Fusion Rule Technology





Fusion Tool Software

To allow the merging of structured information, a fusion engine and an action engine have been implemented in Java. The resulting fusion tool provides a GUI allowing the user to select input reports, a set of rules, and a knowledgebase. Once these have been loaded into the fusion tool, the input reports can be merged, and the output report displayed can be saved as an XML file.

The fusion tool incorporates a number of features, including:

Bulk loading of multiple input files. When the number of input reports is small (< 12), it's feasible to display each report on a separate tab. However, for some applications the number of information sources to be merged may be much larger (sometimes in the 100s). In this case the user can either select a batch loading option, where the user selects multiple source files using a filechooser, but only the files names are displayed on a single tab; or, the user can select a metafile option, specifying a single file that lists the filenames of those files to be merged--again, the names only are displayed on a single tab.

Diagnostics feedback. Errors often occur when merging a set of reports, but it can be hard to track down their source. It might be a logic error in the rules; or an incorrect tagname, meaning the rule cannot be grounded using the input reports; or an error in the knowledgebase. Often inspection of the output report alone cannot determine what the problem is. To help find the cause of errors a diagnostics window displays both the queries that are constructed and sent to the knowledgebase, and the results of those queries, including any variable bindings that are returned. To make it easier to see which rules succeed and which fail, the former are highlighted in green, the latter in red.

Error handling. Further help in both preventing and diagnosing errors is provided by error messages warning of conditions such as: a foundational rule has failed; a rule tries to construct an output report with an incorrect tree structure; any error condition reported by the knowledgebase, such as a required database has not been loaded; a specified rule file does not conform to the fusionRuleML DTD.
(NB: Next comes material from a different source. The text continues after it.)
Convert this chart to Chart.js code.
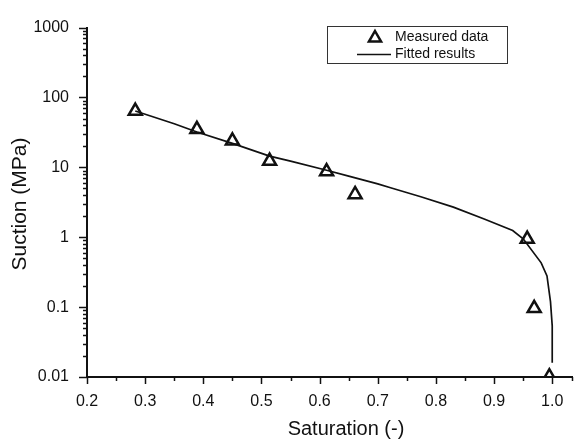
<!DOCTYPE html>
<html>
<head>
<meta charset="utf-8">
<script src="https://cdn.jsdelivr.net/npm/chart.js@4.4.0/dist/chart.umd.min.js"></script>
<style>
  html, body { margin: 0; padding: 0; background: #fff; }
</style>
</head>
<body>
<canvas id="suctionChart" width="583" height="441"></canvas>
<script>
// measured points (saturation, suction in MPa)
const measuredSat = [0.283, 0.389, 0.450, 0.514, 0.612, 0.661, 0.957, 0.969, 0.995];
const measuredSuction = [64, 35, 24, 12.3, 8.7, 4.1, 0.94, 0.096, 0.0101];

// fitted curve
const fittedSat = [0.283, 0.35, 0.389, 0.45, 0.514, 0.55, 0.612, 0.65, 0.70, 0.722, 0.774, 0.83, 0.883, 0.932, 0.95, 0.981, 0.991, 0.997, 1.0, 1.0];
const fittedSuction = [64, 42, 32, 22, 14.5, 12.3, 9.1, 7.5, 5.8, 5.1, 3.8, 2.7, 1.82, 1.25, 0.95, 0.43, 0.28, 0.12, 0.054, 0.016];

const xTicks = [0.2, 0.3, 0.4, 0.5, 0.6, 0.7, 0.8, 0.9, 1.0];
const xMinorTicks = [0.25, 0.35, 0.45, 0.55, 0.65, 0.75, 0.85, 0.95, 1.034];
const yTicks = [0.01, 0.1, 1, 10, 100, 1000];
const yMinorFactors = [2, 3, 4, 5, 6, 7, 8, 9];

const xTitle = "Saturation (-)";
const yTitle = "Suction (MPa)";

const FONT = "'Liberation Sans', Arial, Helvetica, sans-serif";
const INK = "#111";

function fmtLog(v) {
    const e = Math.round(Math.log10(v));
    return e >= 0 ? String(Math.pow(10, e)) : Math.pow(10, e).toFixed(-e);
}

// ticks, axis titles and framed legend
const decorPlugin = {
    id: "decor",
    afterDraw(chart) {
        const ctx = chart.ctx;
        const xs = chart.scales.x;
        const ys = chart.scales.y;
        const area = chart.chartArea;
        ctx.save();
        ctx.strokeStyle = INK;
        ctx.lineWidth = 1.5;

        // y ticks (outward, left)
        yTicks.forEach(v => {
            const py = Math.round(ys.getPixelForValue(v)) + 0.5;
            ctx.beginPath(); ctx.moveTo(area.left - 8, py); ctx.lineTo(area.left, py); ctx.stroke();
        });
        for (let d = -2; d < 3; d++) {
            yMinorFactors.forEach(m => {
                const py = Math.round(ys.getPixelForValue(m * Math.pow(10, d))) + 0.5;
                ctx.beginPath(); ctx.moveTo(area.left - 4, py); ctx.lineTo(area.left, py); ctx.stroke();
            });
        }

        // x ticks (outward, down)
        xTicks.forEach(v => {
            const px = Math.round(xs.getPixelForValue(v)) + 0.5;
            ctx.beginPath(); ctx.moveTo(px, area.bottom); ctx.lineTo(px, area.bottom + 7); ctx.stroke();
        });
        xMinorTicks.forEach(v => {
            const px = Math.round(xs.getPixelForValue(v)) + 0.5;
            ctx.beginPath(); ctx.moveTo(px, area.bottom); ctx.lineTo(px, area.bottom + 4); ctx.stroke();
        });

        // axis titles
        ctx.fillStyle = INK;
        ctx.font = "20px " + FONT;
        ctx.textAlign = "center";
        ctx.textBaseline = "middle";
        ctx.fillText(xTitle, 346, 429);
        ctx.save();
        ctx.translate(20, 204);
        ctx.rotate(-Math.PI / 2);
        ctx.font = "21px " + FONT;
        ctx.fillText(yTitle, 0, 0);
        ctx.restore();

        // legend box
        ctx.lineWidth = 1;
        ctx.strokeStyle = "#333";
        ctx.strokeRect(327.5, 26.5, 180, 37);
        const ds = chart.data.datasets;
        ctx.lineWidth = 2.5;
        ctx.strokeStyle = INK;
        ctx.fillStyle = "rgba(0,0,0,0)";
        Chart.helpers.drawPoint(ctx, { pointStyle: "triangle", radius: 7, borderWidth: 2.5, rotation: 0 }, 375, 38);
        ctx.lineWidth = 1.6;
        ctx.beginPath(); ctx.moveTo(357, 54.5); ctx.lineTo(391, 54.5); ctx.stroke();
        ctx.fillStyle = INK;
        ctx.font = "14px " + FONT;
        ctx.textAlign = "left";
        ctx.fillText(ds[0].label, 395, 37);
        ctx.fillText(ds[1].label, 395, 54);
        ctx.restore();
    }
};

new Chart(document.getElementById("suctionChart"), {
    type: "scatter",
    data: {
        datasets: [
            {
                label: "Measured data",
                data: measuredSat.map((x, i) => ({ x: x, y: measuredSuction[i] })),
                showLine: false,
                pointStyle: "triangle",
                pointRadius: 7.5,
                pointHoverRadius: 7.5,
                pointBorderWidth: 2.5,
                pointBorderColor: INK,
                pointBackgroundColor: "rgba(0,0,0,0)",
                clip: 0,
                order: 0
            },
            {
                label: "Fitted results",
                data: fittedSat.map((x, i) => ({ x: x, y: fittedSuction[i] })),
                showLine: true,
                borderColor: INK,
                borderWidth: 1.7,
                pointRadius: 0,
                tension: 0,
                order: 1
            }
        ]
    },
    options: {
        responsive: false,
        animation: false,
        devicePixelRatio: 1,
        layout: { padding: { top: 16, right: 11, left: 0, bottom: 0 } },
        plugins: {
            legend: { display: false },
            tooltip: { enabled: false }
        },
        scales: {
            x: {
                type: "linear",
                min: 0.2,
                max: 1.034,
                afterBuildTicks: s => { s.ticks = xTicks.map(v => ({ value: v })); },
                afterFit: s => { s.height = 64; },
                grid: { display: true, drawOnChartArea: false, drawTicks: false },
                border: { display: true, color: INK, width: 2 },
                ticks: {
                    padding: 15,
                    color: INK,
                    font: { family: FONT, size: 16 },
                    callback: v => Number(v).toFixed(1)
                }
            },
            y: {
                type: "logarithmic",
                min: 0.01,
                max: 1000,
                afterBuildTicks: s => { s.ticks = yTicks.map(v => ({ value: v })); },
                afterFit: s => { s.width = 87; },
                grid: { display: true, drawOnChartArea: false, drawTicks: false },
                border: { display: true, color: INK, width: 2 },
                ticks: {
                    padding: 18,
                    color: INK,
                    font: { family: FONT, size: 16 },
                    callback: v => fmtLog(v)
                }
            }
        }
    },
    plugins: [decorPlugin]
});
</script>
</body>
</html>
Versatility in exploiting external resources as knowledgebases. A wide variety of other technologies such as SQL databases, Prolog engines, or XML repositories can be used as knowledgebases in conjunction with the fusion tool. This is achieved by using Java's dynamic class loading abilities; simply write a Java class---conforming to a specified Java Interface---that loads the resource of choice. This means that in many cases background knowledge can be exploited in its existing form, without the need to convert it into some favoured format.


Screen shot of the fusion tool software.

Figure 1: The fusion tool being used to merge five (fictional) weather reports for London, June 28th, 2004. The input weather reports are displayed on a tab pane in the upper left window; the output, merged report is displayed in the lower left window; The right window displays the rules used for merging, the knowledgebase, and (currently displayed) a tab pane displaying diagnostics information from the knowledgebase. In this case, the diagnostic information consists of the queries to and responses from the knowledgebase. Queries that succeed are underlined in green, those that fail are underlined in red. So, rule 2, for example, fails because according to the knowledgebase 'mostly sunny', 'sunshine', 'partly cloudy', 'fair', 'sunny' are not equivalent terms. Rule 3, by contrast, succeeds, using a majority voting aggregation function to resolve the conflict. The preferred term 'sun' is added to the merged report.